## Objective
Reproduce exactly the lines below, from the first one through the line containing "const y = d3.scaleLinear().domain([0, 1.2]).range([plotH, 0]);", and omit any pictures.
[START OF Material provided]
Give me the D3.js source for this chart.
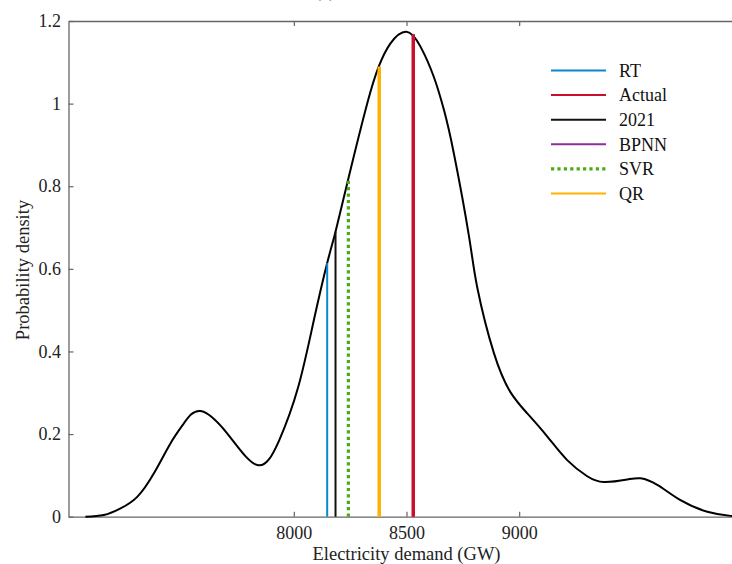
<!DOCTYPE html>
<html>
<head>
<meta charset="utf-8">
<script src="https://cdn.jsdelivr.net/npm/d3@7"></script>
<style>
  body { margin: 0; background: #fff; }
  svg { display: block; font-family: "Liberation Serif", "Times New Roman", serif; }
</style>
</head>
<body>
<div id="chart"></div>
<script>
// density curve
const demand  = [7075, 7157, 7231, 7305, 7379, 7453, 7512, 7585, 7704, 7838, 7935, 8020, 8089, 8148, 8185, 8244, 8326, 8377, 8429, 8500, 8562, 8621, 8666, 8710, 8777, 8814, 8888, 8962, 9036, 9125, 9213, 9302, 9376, 9480, 9539, 9613, 9716, 9835, 9938, 10000];
const density = [0, 0.004, 0.020, 0.048, 0.105, 0.178, 0.226, 0.256, 0.202, 0.125, 0.185, 0.315, 0.476, 0.614, 0.690, 0.823, 1.001, 1.090, 1.146, 1.174, 1.138, 1.065, 0.985, 0.880, 0.680, 0.555, 0.396, 0.301, 0.250, 0.194, 0.137, 0.098, 0.084, 0.090, 0.093, 0.077, 0.040, 0.012, 0.002, 0];

// forecast markers
const modelNames   = ["RT", "Actual", "2021", "BPNN", "SVR", "QR"];
const modelDemand  = [8148, 8530, 8185, 8530, 8242, 8379];
const modelDensity = [0.614, 1.168, 0.690, 1.168, 0.818, 1.090];
const modelColors  = ["#0a86d2", "#c8102e", "#111111", "#8e2c9c", "#4caa16", "#ffb000"];

const xTicks = [8000, 8500, 9000];
const yTicks = [0, 0.2, 0.4, 0.6, 0.8, 1, 1.2];
const yTickLabels = ["0", "0.2", "0.4", "0.6", "0.8", "1", "1.2"];

const W = 732, H = 564;
const margin = {top: 21, left: 68.5, bottom: 47.3};
const plotW = 676, plotH = H - margin.top - margin.bottom;

const svg = d3.select("#chart").append("svg")
    .attr("width", W).attr("height", H);

const g = svg.append("g")
    .attr("transform", `translate(${margin.left},${margin.top})`);

const x = d3.scaleLinear().domain([7000, 10000]).range([0, plotW]);
const y = d3.scaleLinear().domain([0, 1.2]).range([plotH, 0]);

// frame + inward ticks
const xAxis = g.append("g")
    .attr("transform", `translate(0,${plotH})`)
    .call(d3.axisBottom(x).tickValues(xTicks).tickSizeInner(-5).tickSizeOuter(0)
      .tickPadding(10).tickFormat(d3.format("d")));
const topAxis = g.append("g")
    .call(d3.axisTop(x).tickValues(xTicks).tickSizeInner(-5).tickSizeOuter(0).tickFormat(""));
const yAxis = g.append("g")
    .call(d3.axisLeft(y).tickValues(yTicks).tickSizeInner(-5).tickSizeOuter(0)
      .tickPadding(7.5).tickFormat((d, i) => yTickLabels[i]));
const rightAxis = g.append("g")
    .attr("transform", `translate(${plotW},0)`)
    .call(d3.axisRight(y).tickValues(yTicks).tickSizeInner(-5).tickSizeOuter(0).tickFormat(""));

[xAxis, topAxis, yAxis, rightAxis].forEach(a => {
  a.select(".domain").attr("stroke", "#666").attr("stroke-width", 1.3);
  a.selectAll(".tick line").attr("stroke", "#666").attr("stroke-width", 1.2);
  a.selectAll(".tick text").attr("fill", "#222").style("font-size", "18px")
    .style("font-family", "'Liberation Serif', serif");
});

// density curve
const pts = demand.map((d, i) => [d, density[i]]);
g.append("path")
    .datum(pts)
    .attr("fill", "none")
    .attr("stroke", "#000")
    .attr("stroke-width", 2)
    .attr("d", d3.line().x(d => x(d[0])).y(d => y(d[1])).curve(d3.curveNatural));

// vertical markers (BPNN drawn first, sits under Actual)
const widths = {"RT": 2, "Actual": 3.5, "2021": 2, "BPNN": 2, "SVR": 3.2, "QR": 3.5};
const order = [3, 0, 2, 4, 5, 1];
g.selectAll(".marker")
  .data(order)
  .join("line")
    .attr("class", "marker")
    .attr("x1", i => x(modelDemand[i]))
    .attr("x2", i => x(modelDemand[i]))
    .attr("y1", y(0))
    .attr("y2", i => y(modelDensity[i]))
    .attr("stroke", i => modelColors[i])
    .attr("stroke-width", i => widths[modelNames[i]])
    .attr("stroke-dasharray", i => modelNames[i] === "SVR" ? "3.2,3.2" : null);

// legend
const legend = svg.append("g").attr("transform", "translate(551,70.5)");
const row = legend.selectAll("g")
  .data(modelNames)
  .join("g")
    .attr("transform", (d, i) => `translate(0,${i * 24.6})`);
row.append("line")
    .attr("x1", 0).attr("x2", 55)
    .attr("stroke", (d, i) => modelColors[i])
    .attr("stroke-width", d => d === "SVR" ? 3.2 : 2)
    .attr("stroke-dasharray", d => d === "SVR" ? "3.2,3.2" : null);
row.append("text")
    .attr("x", 68).attr("dy", "0.35em")
    .style("font-size", "18px")
    .attr("fill", "#111")
    .text(d => d);

// axis titles
svg.append("text")
    .attr("x", x(8500) + margin.left).attr("y", 560)
    .attr("text-anchor", "middle")
    .style("font-size", "18.5px")
    .attr("fill", "#222")
    .text("Electricity demand (GW)");
svg.append("text")
    .attr("transform", "translate(29,270) rotate(-90)")
    .attr("text-anchor", "middle")
    .style("font-size", "18.5px")
    .attr("fill", "#222")
    .text("Probability density");

// panel letter, mostly cut off at the top
svg.append("text")
    .attr("x", 325).attr("y", -3)
    .attr("text-anchor", "middle")
    .style("font-size", "18px")
    .attr("fill", "#444")
    .text("(a)");
</script>
</body>
</html>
[END OF Material provided]
## Exercise response
Give me the D3.js source for this chart.
<!DOCTYPE html>
<html>
<head>
<meta charset="utf-8">
<script src="https://cdn.jsdelivr.net/npm/d3@7"></script>
<style>
  body { margin: 0; background: #fff; }
  svg { display: block; font-family: "Liberation Serif", "Times New Roman", serif; }
</style>
</head>
<body>
<div id="chart"></div>
<script>
// density curve
const demand  = [7075, 7157, 7231, 7305, 7379, 7453, 7512, 7585, 7704, 7838, 7935, 8020, 8089, 8148, 8185, 8244, 8326, 8377, 8429, 8500, 8562, 8621, 8666, 8710, 8777, 8814, 8888, 8962, 9036, 9125, 9213, 9302, 9376, 9480, 9539, 9613, 9716, 9835, 9938, 10000];
const density = [0, 0.004, 0.020, 0.048, 0.105, 0.178, 0.226, 0.256, 0.202, 0.125, 0.185, 0.315, 0.476, 0.614, 0.690, 0.823, 1.001, 1.090, 1.146, 1.174, 1.138, 1.065, 0.985, 0.880, 0.680, 0.555, 0.396, 0.301, 0.250, 0.194, 0.137, 0.098, 0.084, 0.090, 0.093, 0.077, 0.040, 0.012, 0.002, 0];

// forecast markers
const modelNames   = ["RT", "Actual", "2021", "BPNN", "SVR", "QR"];
const modelDemand  = [8148, 8530, 8185, 8530, 8242, 8379];
const modelDensity = [0.614, 1.168, 0.690, 1.168, 0.818, 1.090];
const modelColors  = ["#0a86d2", "#c8102e", "#111111", "#8e2c9c", "#4caa16", "#ffb000"];

const xTicks = [8000, 8500, 9000];
const yTicks = [0, 0.2, 0.4, 0.6, 0.8, 1, 1.2];
const yTickLabels = ["0", "0.2", "0.4", "0.6", "0.8", "1", "1.2"];

const W = 732, H = 564;
const margin = {top: 21, left: 68.5, bottom: 47.3};
const plotW = 676, plotH = H - margin.top - margin.bottom;

const svg = d3.select("#chart").append("svg")
    .attr("width", W).attr("height", H);

const g = svg.append("g")
    .attr("transform", `translate(${margin.left},${margin.top})`);

const x = d3.scaleLinear().domain([7000, 10000]).range([0, plotW]);
const y = d3.scaleLinear().domain([0, 1.2]).range([plotH, 0]);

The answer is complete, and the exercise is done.